Salomina juga menceritakan, korban sempat meminta ayahnya untuk memasak nasi. Sementara korban sendiri marinasi ayam, untuk selanjutnya digoreng buat makan malam.
“Setelah makan malam, dia minta ijin untuk nongkrong dengan teman-temannya di pangkalan ojek depan kompleks,” bebernya.
Menurut Salomina, dirinya sempat melarang anaknya duduk nongkrong di pangkalan ojek lantaran adanya keributan dan aksi saling serang antar warga. Namun korban mengatakan, kalau itu adalah permasalahan orang lain.
“Bapaknya juga sudah telepon dia (korban) dan menyuruh pulang, tapi dia bilang saya duduk-duduk saja karena ini bukan masalah kita, itu orang di jalan sembarang yang punya masalah,” cerita Salomina.
Salomina mengaku, mengetahui anaknya telah meninggal dunia akibat menjadi korban penyerangan sekitar pukul 23.30 WIT.

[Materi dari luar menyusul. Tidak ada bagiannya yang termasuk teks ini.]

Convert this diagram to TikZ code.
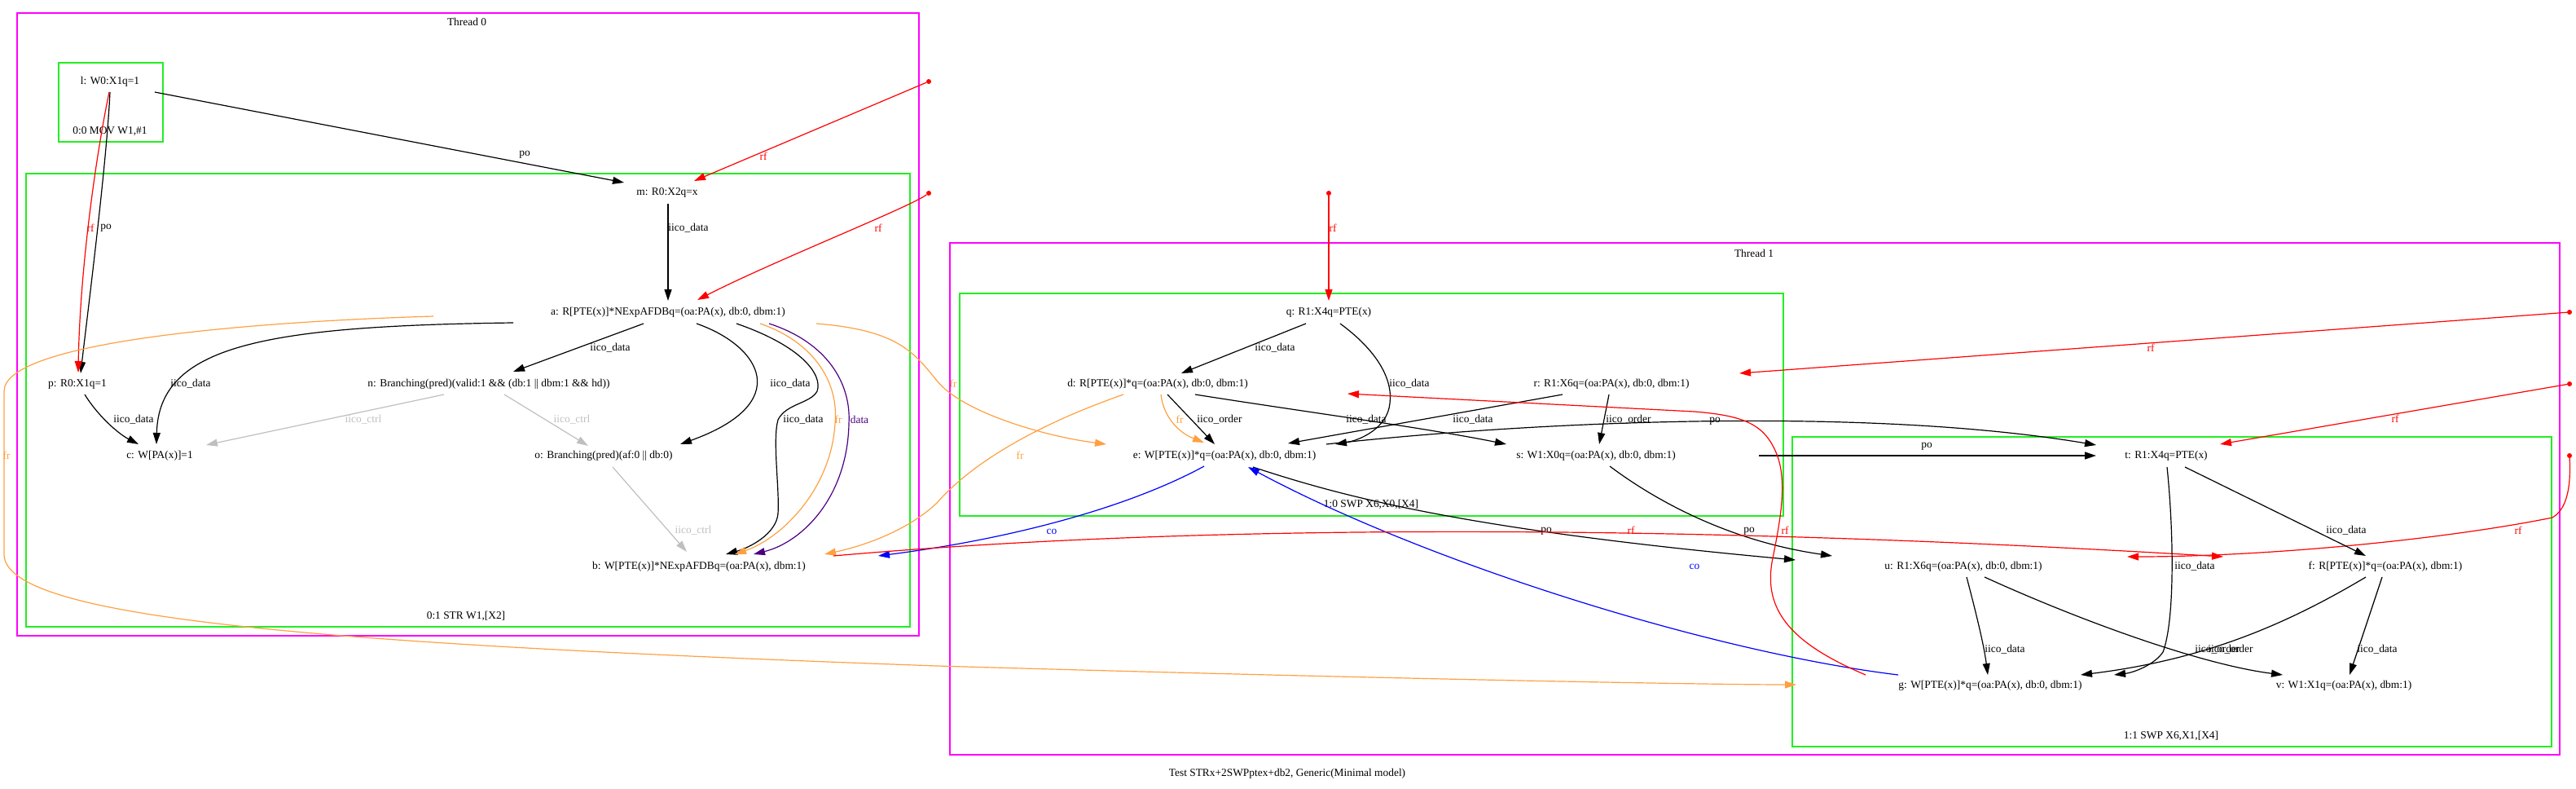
\documentclass[tikz,border=0pt]{standalone}
\usepackage{fontspec}
\setmainfont{Liberation Serif}
\usetikzlibrary{arrows.meta}
\definecolor{clmag}{HTML}{FF00FF}
\definecolor{clgreen}{HTML}{22EE22}
\definecolor{frorange}{HTML}{FFA040}
\definecolor{dataindigo}{HTML}{4B0082}
\newcommand{\evsize}{\fontsize{13.4}{15}\selectfont}
\tikzset{
>={Triangle[length=14pt,width=9pt]}, % graphviz like arrow heads
every node/.style={font=\evsize, inner sep=0pt}, % all texts in the same size
threadbox/.style={draw=clmag, line width=1.3pt}, % one box per thread
instrbox/.style={draw=clgreen, line width=1.8pt}, % one box per instruction
iicoedge/.style={->, black, line width=1.2pt}, % po and iico edges
ctrledge/.style={->, gray!50, line width=1.2pt}, % iico_ctrl edges
rfedge/.style={->, red, line width=1.2pt}, % read from
fredge/.style={->, frorange, line width=1.2pt}, % from read
coedge/.style={->, blue, line width=1.2pt}, % coherence
dataedge/.style={->, dataindigo, line width=1.2pt}, % data dependency
initdot/.style={circle, fill=red, minimum size=6pt}, % initial writes
}
\begin{document}
\begin{tikzpicture}[x=1pt,y=-1pt]
\useasboundingbox (0,0) rectangle (3162,968);
\draw[threadbox] (21,16) rectangle (1128,780);
\node (th0) at (573,27) {Thread 0};
\draw[instrbox] (72,77) rectangle (200,174);
\node (in00) at (135,161) {0:0 MOV W1,\#1};
\draw[instrbox] (32,213) rectangle (1117,769);
\node (in01) at (572,756) {0:1 STR W1,[X2]};
\draw[threadbox] (1166,298) rectangle (3142,926);
\node (th1) at (2153,311) {Thread 1};
\draw[instrbox] (1178,360) rectangle (2189,633);
\node (in10) at (1683,619) {1:0 SWP X6,X0,[X4]};
\draw[instrbox] (2200,536) rectangle (3132,916);
\node (in11) at (2665,903) {1:1 SWP X6,X1,[X4]};

\node (l) at (135,100) {l: W0:X1q=1};
\node (m) at (819,236) {m: R0:X2q=x};
\node (a) at (820,383) {a: R[PTE(x)]*NExpAFDBq=(oa:PA(x), db:0, dbm:1)};
\node (p) at (95,471) {p: R0:X1q=1};
\node (n) at (600,471) {n: Branching(pred)(valid:1 \&\& (db:1 || dbm:1 \&\& hd))};
\node (c) at (196,559) {c: W[PA(x)]=1};
\node (o) at (741,559) {o: Branching(pred)(af:0 || db:0)};
\node (b) at (858,695) {b: W[PTE(x)]*NExpAFDBq=(oa:PA(x), dbm:1)};
\node (q) at (1631,383) {q: R1:X4q=PTE(x)};
\node (d) at (1421,471) {d: R[PTE(x)]*q=(oa:PA(x), db:0, dbm:1)};
\node (r) at (1978,471) {r: R1:X6q=(oa:PA(x), db:0, dbm:1)};
\node (e) at (1503,559) {e: W[PTE(x)]*q=(oa:PA(x), db:0, dbm:1)};
\node (s) at (1959,559) {s: W1:X0q=(oa:PA(x), db:0, dbm:1)};
\node (t) at (2659,559) {t: R1:X4q=PTE(x)};
\node (u) at (2410,695) {u: R1:X6q=(oa:PA(x), db:0, dbm:1)};
\node (f) at (2928,695) {f: R[PTE(x)]*q=(oa:PA(x), dbm:1)};
\node (g) at (2443,841) {g: W[PTE(x)]*q=(oa:PA(x), db:0, dbm:1)};
\node (v) at (2877,841) {v: W1:X1q=(oa:PA(x), dbm:1)};
\node (title) at (1580,949) {Test STRx+2SWPptex+db2, Generic(Minimal model)};

\node[initdot] (i1) at (1140,100) {};
\node[initdot] (i2) at (1140,237) {};
\node[initdot] (i3) at (1631,237) {};
\node[initdot] (i4) at (3154,383) {};
\node[initdot] (i5) at (3154,471) {};
\node[initdot] (i6) at (3154,559) {};

\draw[iicoedge] ([shift={(55,13)}]l.center) -- ([shift={(-53,-12)}]m.center) node at (644,190) {po};
\draw[iicoedge] ([shift={(0,13)}]l.center) .. controls (131,200) and (108,380) .. ([shift={(4,-13)}]p.center) node at (130,280) {po};
\draw[rfedge] ([shift={(-1,13)}]l.center) .. controls (118,190) and (98,330) .. ([shift={(1,-14)}]p.center) node at (111,280) {rf};
\draw[iicoedge] ([shift={(1,14)}]m.center) -- ([shift={(0,-14)}]a.center) node at (845,280) {iico\_data};
\draw[rfedge] (i1) -- ([shift={(33,-14)}]m.center) node at (937,192) {rf};
\draw[rfedge] (i2) .. controls (1115,255) and (950,320) .. ([shift={(36,-15)}]a.center) node at (1078,280) {rf};
\draw[iicoedge] ([shift={(-190,13)}]a.center) .. controls (320,400) and (195,425) .. ([shift={(-4,-14)}]c.center) node at (234,471) {iico\_data};
\draw[iicoedge] ([shift={(9,13)}]p.center) .. controls (120,510) and (145,532) .. ([shift={(-26,-14)}]c.center) node at (164,515) {iico\_data};
\draw[ctrledge] ([shift={(-55,13)}]n.center) -- ([shift={(57,-13)}]c.center) node at (446,515) {iico\_ctrl};
\draw[iicoedge] ([shift={(-30,14)}]a.center) -- ([shift={(30,-15)}]n.center) node at (749,427) {iico\_data};
\draw[ctrledge] ([shift={(19,13)}]n.center) -- ([shift={(-19,-12)}]o.center) node at (702,515) {iico\_ctrl};
\draw[iicoedge] ([shift={(35,14)}]a.center) .. controls (935,425) and (975,495) .. ([shift={(94,-14)}]o.center) node at (970,471) {iico\_data};
\draw[ctrledge] ([shift={(11,14)}]o.center) -- ([shift={(-15,-18)}]b.center) node at (851,651) {iico\_ctrl};
\draw[iicoedge] ([shift={(84,14)}]a.center) .. controls (985,425) and (1010,460) .. (1003,480) .. controls (995,495) and (965,495) .. (955,515) .. controls (948,540) and (957,600) .. (955,630) .. controls (953,655) and (920,672) .. ([shift={(33,-15)}]b.center) node at (986,515) {iico\_data};
\draw[fredge] ([shift={(113,14)}]a.center) .. controls (1000,420) and (1030,470) .. (1025,520) .. controls (1020,600) and (960,660) .. ([shift={(44,-15)}]b.center) node at (1029,515) {fr};
\draw[dataedge] ([shift={(124,14)}]a.center) .. controls (1015,420) and (1045,470) .. (1042,520) .. controls (1040,610) and (985,665) .. ([shift={(67,-15)}]b.center) node at (1055,515) {data};
\draw[fredge] ([shift={(182,14)}]a.center) .. controls (1100,405) and (1120,430) .. (1150,467) .. controls (1180,505) and (1280,535) .. ([shift={(-145,-14)}]e.center) node at (1170,471) {fr};
\draw[fredge] ([shift={(-42,13)}]d.center) .. controls (1290,515) and (1200,560) .. (1150,617) .. controls (1110,655) and (1050,672) .. ([shift={(154,-15)}]b.center) node at (1252,559) {fr};
\draw[fredge] ([shift={(-288,5)}]a.center) .. controls (300,395) and (5,420) .. (5,480) -- (5,680) .. controls (5,760) and (400,790) .. (1150,817) .. controls (1700,833) and (2100,840) .. ([shift={(-238,-1)}]g.center) node at (8,559) {fr};

\draw[rfedge] (i3) -- ([shift={(0,-14)}]q.center) node at (1636,280) {rf};
\draw[iicoedge] ([shift={(-28,14)}]q.center) -- ([shift={(29,-13)}]d.center) node at (1565,427) {iico\_data};
\draw[iicoedge] ([shift={(14,14)}]q.center) .. controls (1690,430) and (1710,465) .. (1706,495) .. controls (1703,525) and (1670,540) .. ([shift={(136,-14)}]e.center) node at (1730,471) {iico\_data};
\draw[iicoedge] ([shift={(-60,13)}]r.center) -- ([shift={(78,-15)}]e.center) node at (1808,515) {iico\_data};
\draw[iicoedge] ([shift={(12,13)}]d.center) -- ([shift={(-12,-14)}]e.center) node at (1497,515) {iico\_order};
\draw[fredge] ([shift={(4,13)}]d.center) .. controls (1428,510) and (1445,530) .. ([shift={(-25,-16)}]e.center) node at (1448,515) {fr};
\draw[iicoedge] ([shift={(46,13)}]d.center) .. controls (1600,505) and (1750,525) .. ([shift={(-110,-14)}]s.center) node at (1677,515) {iico\_data};
\draw[iicoedge] ([shift={(-3,13)}]r.center) -- ([shift={(4,-14)}]s.center) node at (1999,515) {iico\_order};
\draw[iicoedge] ([shift={(125,-14)}]e.center) .. controls (1900,515) and (2300,500) .. ([shift={(-86,-13)}]t.center) node at (2105,517) {po};
\draw[iicoedge] ([shift={(200,0)}]s.center) -- ([shift={(-86,0)}]t.center) node at (2365,548) {po};
\draw[iicoedge] ([shift={(17,13)}]s.center) .. controls (2040,620) and (2130,665) .. ([shift={(-161,-13)}]u.center) node at (2147,652) {po};
\draw[iicoedge] ([shift={(35,14)}]e.center) .. controls (1650,610) and (1800,650) .. ([shift={(-206,-8)}]u.center) node at (1898,652) {po};
\draw[coedge] ([shift={(-25,13)}]e.center) .. controls (1390,620) and (1250,660) .. ([shift={(220,-13)}]b.center) node at (1291,652) {co};
\draw[coedge] ([shift={(-113,-13)}]g.center) .. controls (2100,800) and (1750,690) .. ([shift={(29,14)}]e.center) node at (2080,695) {co};
\draw[rfedge] ([shift={(165,-13)}]b.center) .. controls (1500,640) and (2100,645) .. ([shift={(-199,-12)}]f.center) node at (2002,651) {rf};
\draw[rfedge] ([shift={(-153,-13)}]g.center) .. controls (2200,790) and (2165,750) .. (2175,690) .. controls (2185,640) and (2195,590) .. (2180,555) .. controls (2165,520) and (2140,510) .. (2080,505) -- ([shift={(233,12)}]d.center) node at (2191,651) {rf};
\draw[rfedge] (i4) -- ([shift={(157,-13)}]r.center) node at (2640,427) {rf};
\draw[rfedge] (i5) -- ([shift={(66,-14)}]t.center) node at (2940,514) {rf};
\draw[rfedge] (i6) .. controls (3156,600) and (3150,625) .. (3133,635) .. controls (3000,662) and (2780,683) .. ([shift={(201,-12)}]u.center) node at (3091,651) {rf};
\draw[iicoedge] ([shift={(23,14)}]t.center) -- ([shift={(-24,-13)}]f.center) node at (2880,651) {iico\_data};
\draw[iicoedge] ([shift={(1,14)}]t.center) .. controls (2668,650) and (2670,760) .. (2655,800) .. controls (2645,815) and (2620,825) .. ([shift={(152,-13)}]g.center) node at (2694,695) {iico\_data};
\draw[iicoedge] ([shift={(-24,13)}]f.center) .. controls (2800,770) and (2700,810) .. ([shift={(111,-13)}]g.center) node at (2722,797) {iico\_order};
\draw[iicoedge] ([shift={(26,13)}]u.center) .. controls (2550,760) and (2700,815) .. ([shift={(-75,-13)}]v.center) node at (2738,797) {iico\_order};
\draw[iicoedge] ([shift={(4,13)}]u.center) .. controls (2425,750) and (2435,790) .. ([shift={(-3,-13)}]g.center) node at (2461,797) {iico\_data};
\draw[iicoedge] ([shift={(-4,13)}]f.center) -- ([shift={(7,-13)}]v.center) node at (2918,797) {iico\_data};
\end{tikzpicture}
\end{document}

“Saya tahu dia meninggal karena kena tikam dari alat tajam. Waktu itu massa datang serang bawa alat tajam, anak-anak yang duduk disitu kemudian lari dan dia (korban) juga ikut lari. Saat lari dia jatuh dan kena tikam pakai alat tajam itu,” imbuhnya.
Salomina berharap, para pelaku yang telah mengakibatkan anaknya meninggal dunia diproses sesuai dengan hukum yang berlaku.
Sementara itu, Kepala Forum Lintas Suku Orang asli Papua Sorong Raya Yeheskiel Garfi menambahkan, pihaknya akan mengkawal kasus tersebut hingga mendapat kepastian hukum.
“Kami ikuti prosesnya dan bersama keluarga korban akan kawal sampai pelaku di sidang di pengadilan,” tandasnya.
Yeheskiel mengaku, korban merupakan anak yang baik dan tidak mengkonsumsi minuman keras.
“Korban kami tahu dia tidak tahu minum minuman keras, dia anak yang ramah dan saya tahu persis korban ini karena saya tinggal di lingkungan yang sama. Jadi saya minta terkait informasi liar diluar sana tentang korban yang katanya dia mabuk saat kejadian itu, itu tidak benar,” paparnya.
Yeheskiel juga berharap, Pemerintah Kota Sorong melihat kembali regulasi terkait penjualan minuman keras di Kota Sorong. Sebab, kata Yeheskiel miras adalah dalang dari kekacauan di Kota Sorong.